Özellikle de gazete, dergi, dizi, sinema, reklam ve haber sektörü çok sık olmayan, olağandışı bazı olayları ele alarak dikkat ve çok seyirci çekmeye çalışırken aynı zamanda bazı olumsuz duyguların, kötülüklerin normalleşmesine, sıradanlaşmasına, yayılmasına ve herkesin bildiği-öğrendiği şeyler olmasına sebep olmaktadırlar.  Bu durum insanların özellikle çocuk ve gençlerin olumsuz etkilenmelerine, bazı yetişkin insanların düşünce ve duygularında sıkıntıların, bozulmaların ortaya çıkmasına sebebiyet vermektedir.  

İnsanlar düşünce, duygu ve davranışları etkilenmeye başladığı ilk zamanlarda çok fazla etkisini hissetmeyip normal hayatını devam ettirebilirken bu etkilenme yoğunlaşır, süreci uzun sürer ve süreklilik kazanırsa kişi artık normal hayatını devam ettiremez hale gelebilir. Bu durumda insanların zihni zorlanmaya, moral değerleri düşmeye, hafızası ve hareketleri yavaşlamaya, sorumluluklarını, görevlerini yerine getirmekte zorlanmaya, bulunduğu ortamlarda uyum zorlukları çekmeye başlar. Çok basit ve kolay olarak yapılacak işler kat kat fazla büyüyerek karmaşık hale gelir ve kişi için çözülmesi çok zor hatta imkânsız durumlar haline dönüşür. 

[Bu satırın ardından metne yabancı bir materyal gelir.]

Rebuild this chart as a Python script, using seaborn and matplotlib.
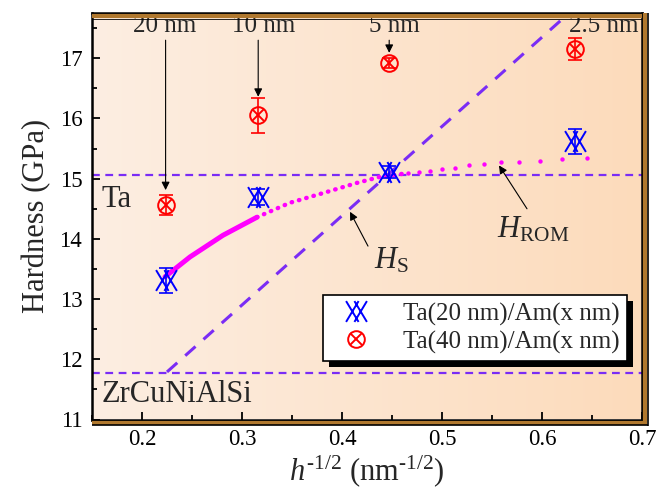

Bir insan ruhsal durumu yara alıp, psikolojik olarak kendisini iyi hissetmemeye başladığı takdirde her insan için çok önemli ve vazgeçilmez değerler olan aklını malını, neslini dinini, canını tam olarak sağlıklı bir şekilde muhafaza etme imkânına sahip olamaz. Hatta bu vaz geçilmez değerlere, kendisine zarar verme tehlikesi ortaya çıkabilir.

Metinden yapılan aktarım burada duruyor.